:: Information shown ::

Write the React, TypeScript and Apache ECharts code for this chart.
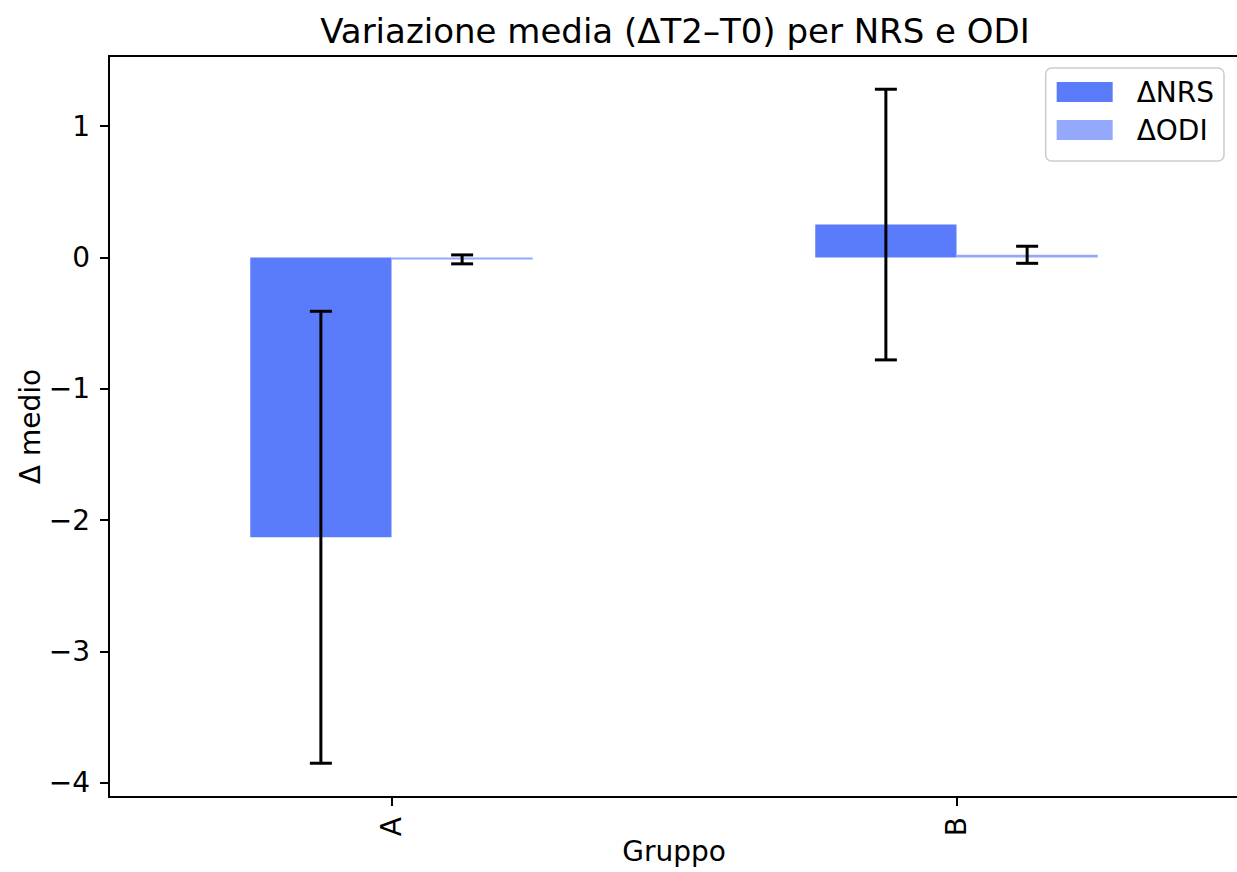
import React, { useEffect, useRef } from "react";
import * as echarts from "echarts";

const categories = ["A", "B"];
const nrsMean = [-2.13, 0.25];
const nrsErr = [1.72, 1.03];
const odiMean = [-0.015, 0.02];
const odiErr = [0.034, 0.065];
const yTicks = [-4, -3, -2, -1, 0, 1];
const seriesNames = ["ΔNRS", "ΔODI"];
const titleText = "Variazione media (ΔT2–T0) per NRS e ODI";

const FONT = "DejaVu Sans";

function errData(mean: number[], err: number[]) {
  return mean.map((m, i) => [i, m - err[i], m + err[i]]);
}

function makeErrRender(offset: number) {
  return (params: any, api: any) => {
    const i = api.value(0);
    const lo = api.value(1);
    const hi = api.value(2);
    const band = api.size([1, 0])[0];
    const x = api.coord([i, 0])[0] + offset * band;
    const yLo = api.coord([i, lo])[1];
    const yHi = api.coord([i, hi])[1];
    const cap = 11;
    const st = { stroke: "#000", lineWidth: 3 };
    return {
      type: "group",
      children: [
        { type: "line", shape: { x1: x, y1: yLo, x2: x, y2: yHi }, style: st },
        { type: "line", shape: { x1: x - cap, y1: yLo, x2: x + cap, y2: yLo }, style: st },
        { type: "line", shape: { x1: x - cap, y1: yHi, x2: x + cap, y2: yHi }, style: st },
      ],
    };
  };
}

export default function App() {
  const ref = useRef<HTMLDivElement>(null);
  useEffect(() => {
    if (!ref.current) return;
    const chart = echarts.init(ref.current, null, { renderer: "svg" });
    const fmt = (v: number) => (v < 0 ? "\u2212" + Math.abs(v) : String(v));
    chart.setOption({
      animation: false,
      backgroundColor: "#fff",
      textStyle: { fontFamily: FONT, color: "#000" },
      graphic: [
        {
          type: "text",
          x: 675,
          y: 31,
          style: {
            text: titleText,
            font: `34px "${FONT}"`,
            fill: "#000",
            align: "center",
            verticalAlign: "middle",
            textAlign: "center",
            textVerticalAlign: "middle",
          },
        },
      ],
      grid: {
        left: 109,
        top: 56,
        width: 1130,
        height: 741,
        show: false,
        containLabel: false,
        outerBoundsMode: "none",
      },
      legend: {
        data: seriesNames,
        orient: "vertical",
        right: 13,
        top: 68,
        itemWidth: 56,
        itemHeight: 20,
        itemGap: 10,
        padding: [10, 10, 17, 11],
        borderColor: "#cccccc",
        borderWidth: 1.5,
        borderRadius: 6,
        backgroundColor: "rgba(255,255,255,0.8)",
        icon: "rect",
        formatter: "{a|{name}}",
        textStyle: {
          fontFamily: FONT,
          fontSize: 28,
          color: "#000",
          rich: { a: { fontFamily: FONT, fontSize: 28, color: "#000", padding: [0, 0, 0, 19] } },
        },
      },
      xAxis: [
        {
          type: "category",
          data: categories,
          name: "Gruppo",
          nameLocation: "middle",
          nameGap: 40,
          nameMoveOverlap: false,
          nameTextStyle: { fontFamily: FONT, fontSize: 28, color: "#000" },
          axisLine: { show: true, onZero: false, lineStyle: { color: "#000", width: 2 } },
          axisTick: { show: true, alignWithLabel: true, length: 9, lineStyle: { color: "#000", width: 2 } },
          axisLabel: { rotate: 90, margin: 20, fontFamily: FONT, fontSize: 28, color: "#000" },
          splitLine: { show: false },
        },
        {
          type: "category",
          data: categories,
          position: "top",
          axisLine: { show: true, onZero: false, lineStyle: { color: "#000", width: 2 } },
          axisTick: { show: false },
          axisLabel: { show: false },
          splitLine: { show: false },
        },
      ],
      yAxis: {
        type: "value",
        min: -4.107,
        max: 1.533,
        name: "Δ medio",
        nameLocation: "middle",
        nameGap: 65,
        nameMoveOverlap: false,
        nameTextStyle: { fontFamily: FONT, fontSize: 28, color: "#000" },
        axisLine: { show: true, onZero: false, lineStyle: { color: "#000", width: 2 } },
        axisTick: { show: true, length: 9, customValues: yTicks, lineStyle: { color: "#000", width: 2 } },
        axisLabel: {
          margin: 19,
          customValues: yTicks,
          formatter: fmt,
          fontFamily: FONT,
          fontSize: 28,
          color: "#000",
        },
        splitLine: { show: false },
      },
      series: [
        {
          name: seriesNames[0],
          type: "bar",
          data: nrsMean,
          barWidth: "25%",
          barGap: "0%",
          itemStyle: { color: "#5b7cfa" },
        },
        {
          name: seriesNames[1],
          type: "bar",
          data: odiMean,
          barWidth: "25%",
          barGap: "0%",
          itemStyle: { color: "#94a8fc" },
        },
        {
          type: "custom",
          data: errData(nrsMean, nrsErr),
          renderItem: makeErrRender(-0.125),
          encode: { x: 0, y: [1, 2] },
          z: 5,
        },
        {
          type: "custom",
          data: errData(odiMean, odiErr),
          renderItem: makeErrRender(0.125),
          encode: { x: 0, y: [1, 2] },
          z: 5,
        },
      ],
    });
    return () => chart.dispose();
  }, []);
  return (
    <div
      ref={ref}
      style={{ position: "absolute", left: 0, top: 0, width: 1237, height: 872 }}
    />
  );
}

:::

■ Your instructions ■
Your task is to restate word for word the lines from the top of the data to the line containing "import * as", both ends included, with every picture left out.

■ Solution ■
Write the React, TypeScript and Apache ECharts code for this chart.
import React, { useEffect, useRef } from "react";
import * as echarts from "echarts";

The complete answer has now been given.